An encoding device EV includes units for implementing the encoding method. In this case, the encoding device EV, is, for example, integrated into a data computer such as a content server or a mobile radio network, by which the process of encoding can be realized. In a further application, the encoding device EV can also be fitted in a mobile terminal, with the mobile terminal, for example, taking a sequence of pictures by a camera and these pictures being compressed by a video compression process and data packets D1, . . . , DN being generated from same. These data packets D1, . . . , DN can then be encoded according to the method and then transmitted via a network such as a GSM (Global System for Mobile Communication) network.

Furthermore, a decoding device DV has units for performing the decoding method. With the aid of the decoding device DV, the method can be realized and used in a receiver device, for example in a mobile radio telephone according to the UMTS (Universal Mobile Telecommunications System) standard.

The encoding device EV and the decoding device DV are shown in FIG. 5. The encoding device EV contains a first storage module SM1, for example for storing data packets D1, . . . , DN. Furthermore, the encoding device EV also contains an encoding module EM by which individual steps for performing the method for encoding can be realized.

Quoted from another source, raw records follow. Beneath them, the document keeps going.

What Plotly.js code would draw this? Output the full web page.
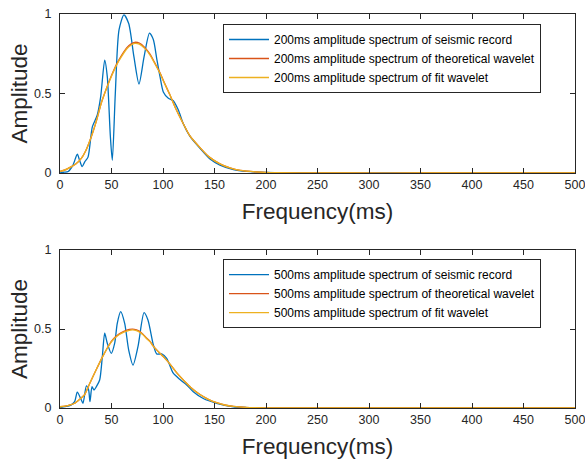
<!DOCTYPE html>
<html>
<head>
<meta charset="utf-8">
<script src="https://cdn.plot.ly/plotly-3.0.1.min.js"></script>
<style>html,body{margin:0;padding:0;background:#fff}#chart{width:585px;height:464px}</style>
</head>
<body>
<div id="chart"></div>
<script>
// ---- Top panel (200ms) ----
const seisTopF = [0, 4, 8, 12.6, 16.8, 19, 21.5, 24, 27.2, 31.4, 36.2, 39.5, 43.4, 45.9, 48.9, 50.8, 53.7, 57.3, 62.1, 66.7, 71.8, 76.7, 81.6, 86.9, 90.6, 93.9, 97.1, 100.3, 105.2, 110, 114.9, 119.7, 126.2, 135.9, 145.6, 155.3, 168.3, 181.2, 200, 230, 260, 300, 350, 400, 450, 500];
const seisTopA = [0, 0.005, 0.01, 0.05, 0.118, 0.08, 0.04, 0.07, 0.10, 0.29, 0.365, 0.48, 0.71, 0.606, 0.23, 0.08, 0.50, 0.90, 0.994, 0.94, 0.73, 0.56, 0.73, 0.88, 0.84, 0.72, 0.606, 0.51, 0.47, 0.455, 0.396, 0.31, 0.23, 0.155, 0.088, 0.05, 0.022, 0.01, 0.004, 0.002, 0.001, 0.001, 0, 0, 0, 0];
const wavTopF = [0, 5, 11, 15, 20.7, 25, 30.4, 35, 40.1, 45, 49.8, 55, 59.5, 64.7, 69.2, 72.5, 77, 82.2, 87.4, 91.9, 97.1, 101, 106.8, 112, 119.7, 126, 135.9, 145, 155.3, 165, 175, 190, 210, 240, 280, 350, 420, 500];
const theoTopA = [0.01, 0.02, 0.04, 0.055, 0.092, 0.14, 0.228, 0.32, 0.44, 0.53, 0.61, 0.685, 0.737, 0.787, 0.813, 0.822, 0.817, 0.79, 0.747, 0.694, 0.63, 0.572, 0.49, 0.41, 0.31, 0.235, 0.16, 0.1, 0.058, 0.032, 0.016, 0.007, 0.002, 0.001, 0, 0, 0, 0];
const fitTopA = [0.01, 0.02, 0.04, 0.055, 0.092, 0.14, 0.228, 0.32, 0.44, 0.53, 0.606, 0.68, 0.73, 0.78, 0.805, 0.815, 0.81, 0.784, 0.742, 0.69, 0.627, 0.57, 0.49, 0.41, 0.31, 0.235, 0.16, 0.1, 0.058, 0.032, 0.016, 0.007, 0.002, 0.001, 0, 0, 0, 0];

// ---- Bottom panel (500ms) ----
const seisBotF = [0, 5, 11, 14.2, 16.8, 20.1, 22.3, 25.6, 27.8, 29.1, 31.1, 33, 35.3, 38.5, 41.1, 43.4, 45.9, 49.8, 53.1, 55.6, 58.9, 62.8, 66.7, 70.9, 75.7, 81.6, 85.4, 90.6, 93.9, 98.7, 103.6, 110, 116.5, 123, 129.4, 139.1, 152, 168.3, 181, 200, 250, 300, 400, 500];
const seisBotA = [0.003, 0.008, 0.02, 0.04, 0.10, 0.06, 0.03, 0.14, 0.114, 0.04, 0.135, 0.114, 0.135, 0.177, 0.325, 0.473, 0.41, 0.346, 0.41, 0.536, 0.61, 0.536, 0.367, 0.272, 0.388, 0.603, 0.557, 0.40, 0.342, 0.342, 0.314, 0.22, 0.18, 0.146, 0.103, 0.06, 0.03, 0.008, 0.003, 0.001, 0, 0, 0, 0];
const wavBotF = [0, 5, 10, 14.2, 19, 23.9, 28.5, 35, 41.4, 47.9, 52, 57.6, 62, 67.3, 70.2, 72.2, 76, 80.3, 84, 87.4, 90, 95, 100.3, 106.8, 113, 119.7, 127, 135.9, 144, 152, 160, 168.3, 180, 200, 230, 300, 400, 500];
const theoBotA = [0.008, 0.012, 0.02, 0.03, 0.055, 0.085, 0.15, 0.24, 0.325, 0.402, 0.438, 0.469, 0.485, 0.497, 0.499, 0.498, 0.49, 0.469, 0.443, 0.422, 0.397, 0.36, 0.325, 0.278, 0.225, 0.177, 0.13, 0.085, 0.055, 0.034, 0.019, 0.01, 0.004, 0.001, 0, 0, 0, 0];
const fitBotA = [0.008, 0.012, 0.02, 0.03, 0.055, 0.085, 0.15, 0.24, 0.325, 0.4, 0.435, 0.465, 0.48, 0.492, 0.494, 0.493, 0.485, 0.465, 0.44, 0.42, 0.395, 0.36, 0.325, 0.278, 0.225, 0.177, 0.13, 0.085, 0.055, 0.034, 0.019, 0.01, 0.004, 0.001, 0, 0, 0, 0];

const namesTop = ['200ms amplitude spectrum of seismic record', '200ms amplitude spectrum of theoretical wavelet', '200ms amplitude spectrum of fit wavelet'];
const namesBot = ['500ms amplitude spectrum of seismic record', '500ms amplitude spectrum of theoretical wavelet', '500ms amplitude spectrum of fit wavelet'];
const xTicks = [0, 50, 100, 150, 200, 250, 300, 350, 400, 450, 500];
const xTickText = ['0', '50', '100', '150', '200', '250', '300', '350', '400', '450', '500'];
const yTicks = [0, 0.5, 1];
const yTickText = ['0', '0.5', '1'];

const colors = ['#0072BD', '#D95319', '#EDB120'];
const lw = 1.3;
function tr(x, y, name, c, xa, ya, leg) {
  return {x: x, y: y, name: name, type: 'scatter', mode: 'lines',
    line: {color: c, width: lw, shape: 'spline', smoothing: 0.7},
    xaxis: xa, yaxis: ya, legend: leg, hoverinfo: 'skip'};
}
const data = [
  tr(seisTopF, seisTopA, namesTop[0], colors[0], 'x', 'y', 'legend'),
  tr(wavTopF, theoTopA, namesTop[1], colors[1], 'x', 'y', 'legend'),
  tr(wavTopF, fitTopA, namesTop[2], colors[2], 'x', 'y', 'legend'),
  tr(seisBotF, seisBotA, namesBot[0], colors[0], 'x2', 'y2', 'legend2'),
  tr(wavBotF, theoBotA, namesBot[1], colors[1], 'x2', 'y2', 'legend2'),
  tr(wavBotF, fitBotA, namesBot[2], colors[2], 'x2', 'y2', 'legend2')
];

const axCol = '#262626';
const font = 'Arial, "Liberation Sans", sans-serif';
function xax(anchor) {
  return {anchor: anchor, range: [0, 500], tickmode: 'array', tickvals: xTicks, ticktext: xTickText,
    ticks: 'inside', ticklen: 5, ticklabeloverflow: 'allow',
    tickcolor: axCol, showline: true, linecolor: axCol, linewidth: 1, mirror: 'ticks',
    showgrid: false, zeroline: false, tickfont: {family: font, size: 12.5, color: axCol},
    title: {text: 'Frequency(ms)', font: {family: font, size: 22.5, color: axCol}, standoff: 12}};
}
function yax(anchor, dom) {
  return {anchor: anchor, domain: dom, range: [0, 1], tickmode: 'array', tickvals: yTicks, ticktext: yTickText,
    ticks: 'inside', ticklen: 5, tickcolor: axCol, showline: true, linecolor: axCol, linewidth: 1,
    mirror: 'ticks', showgrid: false, zeroline: false, ticklabelstandoff: 5,
    tickfont: {family: font, size: 12.5, color: axCol},
    title: {text: 'Amplitude', font: {family: font, size: 22.5, color: axCol}, standoff: 0}};
}
const legStyle = {bgcolor: '#fff', bordercolor: axCol, borderwidth: 1,
  font: {family: font, size: 12, color: '#000'}, xanchor: 'left', yanchor: 'top',
  tracegroupgap: 0, itemwidth: 40};
const layout = {
  width: 585, height: 464,
  margin: {l: 60, r: 10, t: 14, b: 56},
  paper_bgcolor: '#fff', plot_bgcolor: '#fff',
  showlegend: true,
  xaxis: xax('y'),
  yaxis: yax('x', [0.5964, 1]),
  xaxis2: xax('y2'),
  yaxis2: yax('x2', [0, 0.401]),
  legend: Object.assign({x: 0.3165, y: 0.9746}, legStyle),
  legend2: Object.assign({x: 0.3165, y: 0.378}, legStyle)
};
Plotly.newPlot('chart', data, layout, {staticPlot: true, displayModeBar: false});
</script>
</body>
</html>
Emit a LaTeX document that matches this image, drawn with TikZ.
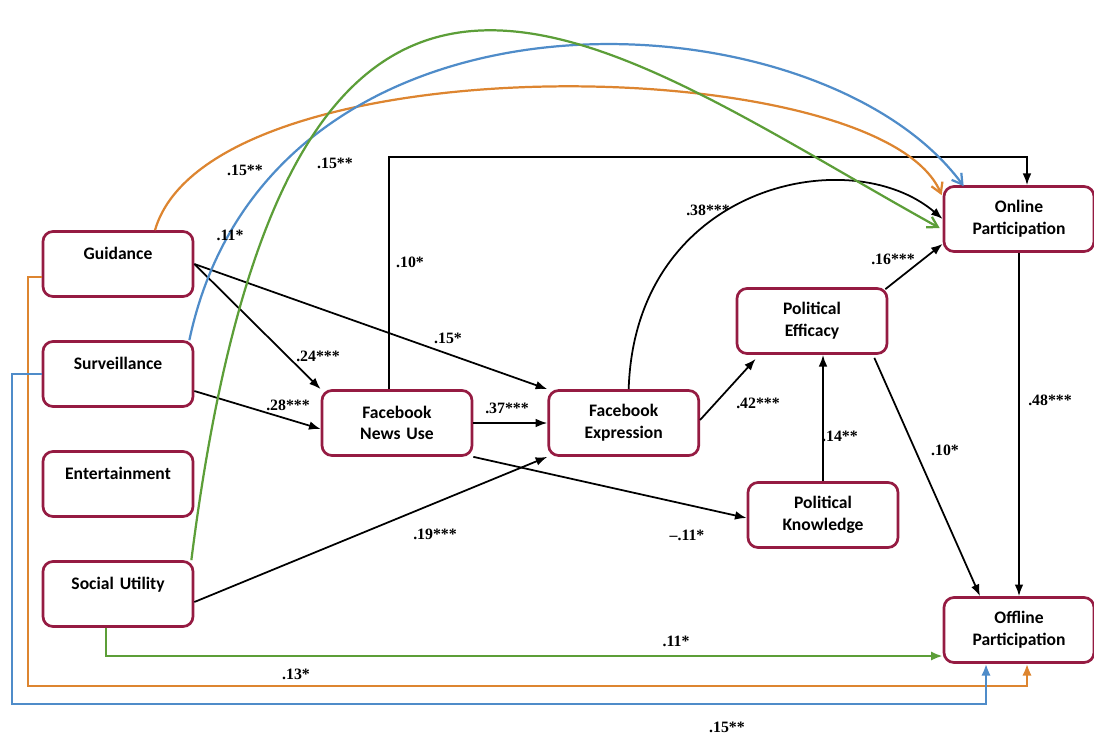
\documentclass[tikz,border=0pt]{standalone}
\usepackage{fontspec}
\setmainfont{Carlito}
\newfontfamily\numfont{Liberation Serif}
\usetikzlibrary{arrows.meta, positioning, calc}
\definecolor{boxred}{HTML}{951B42}
\definecolor{pathorange}{HTML}{DD8530}
\definecolor{pathblue}{HTML}{4F8CC9}
\definecolor{pathgreen}{HTML}{5C9E38}

\begin{document}
\begin{tikzpicture}[x=0.3mm, y=-0.3mm]
			\tikzstyle{box}=[
			draw=boxred,
			line width=2.3pt,
			rounded corners=3mm,
			fill=white,
			inner sep=0pt,
			minimum width=45mm,
			minimum height=19.5mm,
			text width=42mm,
			align=center,
			font=\fontsize{15}{18.5}\selectfont\bfseries]
			\tikzstyle{onebox}=[
			box,
			text height=11pt,
			text depth=18pt]
			\tikzstyle{lbl}=[
			inner sep=1pt,
			font=\fontsize{13.5}{15}\selectfont\numfont\bfseries]
			\tikzstyle{arr}=[-{Latex[length=3.5mm,width=2.6mm]}, line width=1.5pt]
			\tikzstyle{curve}=[-{Straight Barb[length=3mm,width=3.6mm]}, line width=1.9pt]
			\tikzstyle{elbow}=[-{Latex[length=3.5mm,width=2.8mm]}, line width=1.9pt]
			\useasboundingbox (0,0) rectangle (1094,738);
			% gratification boxes
			\node[onebox] (guid) at (118,264) {Guidance};
			\node[onebox, below of=guid, node distance=33mm] (surv) {Surveillance};
			\node[onebox, below of=surv, node distance=33mm] (ent) {Entertainment};
			\node[onebox, below of=ent, node distance=33mm] (soc) {Social Utility};
			% mediators
			\node[box] (news) at (397,423) {Facebook\\News Use};
			\node[box, right of=news, node distance=68mm] (expr) {Facebook\\Expression};
			\node[box] (eff) at (812,321) {Political\\Efficacy};
			\node[box] (know) at (823,515) {Political\\Knowledge};
			% outcomes
			\node[box] (online) at (1019,219) {Online\\Participation};
			\node[box] (offline) at (1019,630) {Offline\\Participation};
			%
			\coordinate (topbend) at (1027,157);
			\coordinate (obend) at (28,686);
			\coordinate (bbend) at (12,704);
			%
			\draw[arr] (guid.east) -- (news.north west);
			\draw[arr] (guid.east) -- (expr.north west);
			\draw[arr] ($(surv.east)+(0,17)$) -- ($(news.west)+(0,6)$);
			\draw[arr] (news.east) -- (expr.west);
			\draw[arr] (news.south east) -- ($(know.west)+(0,3)$);
			\draw[arr] ($(soc.east)+(0,8)$) -- (expr.south west);
			\draw[arr] ($(expr.east)+(0,-3)$) -- ($(eff.south west)+(20,4)$);
			\draw[arr] (know.north) -- (know.north |- eff.south);
			\draw[arr] ($(eff.south east)+(-14,3)$) -- ($(offline.north)+(-39,0)$);
			\draw[arr] (online.south) -- (offline.north);
			\draw[arr] ($(eff.north east)+(-3,2)$) -- ($(online.south west)+(0,-9)$);
			\draw[arr] ($(expr.north)+(5,0)$) .. controls (635,185) and (850,140) .. (online.west);
			\draw[arr] ($(news.north)+(-8,0)$) |- (topbend) -- (topbend |- online.north);
			% long paths from gratifications
			\draw[curve, pathorange] ($(guid.north)+(37,0)$) .. controls (210,40) and (880,50) .. ($(online.north west)+(-1,10)$);
			\draw[curve, pathblue] ($(surv.north east)+(-5,0)$) .. controls (270,-40) and (820,-10) .. ($(online.north west)+(21,1)$);
			\draw[curve, pathgreen] ($(soc.north east)+(-3,0)$) .. controls (290,-220) and (600,40) .. ($(online.west)+(-3,9)$);
			\draw[elbow, pathgreen] ($(soc.south)+(-12,0)$) |- ($(offline.west)+(0,26)$);
			\draw[elbow, pathorange] ($(guid.west)+(0,13)$) -| (obend) -| ($(offline.south)+(8,0)$);
			\draw[elbow, pathblue] (surv.west) -| (bbend) -| ($(offline.south)+(-33,0)$);
			% coefficients
			\node[lbl] (l1) at (245,170) {.15**};
			\node[lbl] (l2) at (230,235) {.11*};
			\node[lbl] (l3) at (335,163) {.15**};
			\node[lbl] (l4) at (318,356) {.24***};
			\node[lbl] (l5) at (410,262) {.10*};
			\node[lbl] (l6) at (448,338) {.15*};
			\node[lbl] (l7) at (708,210) {.38***};
			\node[lbl] (l8) at (288,405) {.28***};
			\node[lbl] (l9) at (507,408) {.37***};
			\node[lbl] (l10) at (758,403) {.42***};
			\node[lbl] (l11) at (893,259) {.16***};
			\node[lbl] (l12) at (840,436) {.14**};
			\node[lbl] (l13) at (945,450) {.10*};
			\node[lbl] (l14) at (1050,400) {.48***};
			\node[lbl] (l15) at (435,534) {.19***};
			\node[lbl] (l16) at (687,535) {–.11*};
			\node[lbl] (l17) at (676,641) {.11*};
			\node[lbl] (l18) at (296,674) {.13*};
			\node[lbl] (l19) at (727,727) {.15**};
		\end{tikzpicture}
\end{document}
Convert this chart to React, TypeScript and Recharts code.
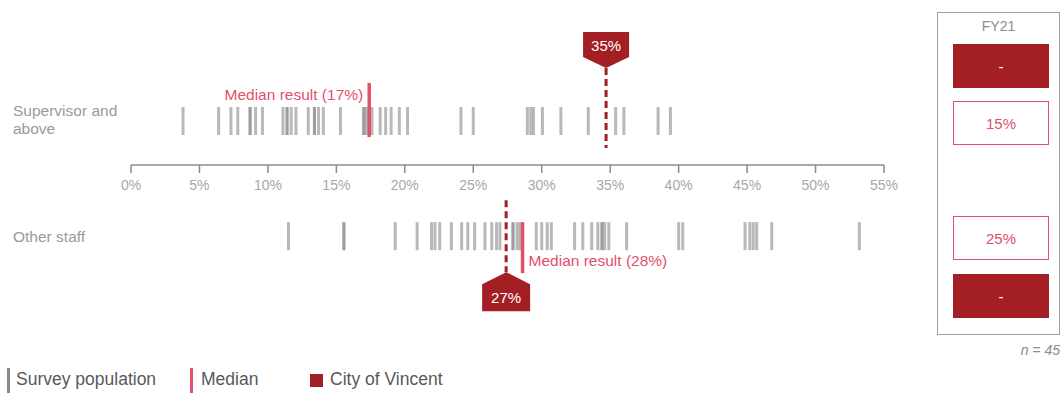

Furthermore, the encoding device EV includes a transmitting module SM by which, for example, the error protection blocks F1, . . . , FM and the complete error protection block GFB can be transmitted via the transmission medium UEM to the decoding device DV. The first memory module SM1, the transmitting module SM and the encoder module EM are interconnected via a first connecting network VX1 in order to exchange data and control information between one another.

The transmission medium UEM enables the transmission of error protection blocks F1, . . . , FM and of the complete error protection block GFB. For example, the transmission medium UEM is embodied in the form of a wireless network according to the GSM and/or UMTS standard, or in the form of a wired network, such as an ISDN (Integrated Digital Subscriber Network) or an IP (Internet Protocol) based intranet and/or internet. When transmitting using the transmission medium UEM, individual packets and/or blocks can be erroneously transmitted.

The partially erroneous transmitted packets and blocks are received by a receiving module EE of the decoding device DV. These are stored in a second storage module SM2 for further processing. The reconstructed data packets G1, . . . , GN, that represent data packets D1, . . . , DN, are created in several steps with the aid of the decoding module DM. These are stored, e.g. in the second storage module SM2 for further processing, for example by a loudspeaker unit. The second storage module SM2, the receiving module EE and the decoder module DM are interconnected to each other by a second connecting network VX2, for the exchange of data and control information.

A description has been provided with particular reference to preferred embodiments thereof and examples, but it will be understood that variations and modifications can be effected within the spirit and scope of the claims which may include the phrase “at least one of A, B and C” as an alternative expression that means one or more of A, B and C may be used, contrary to the holding in Superguide v. DIRECTV, 358 F3d 870, 69 USPQ2d 1865 (Fed. Cir. 2004).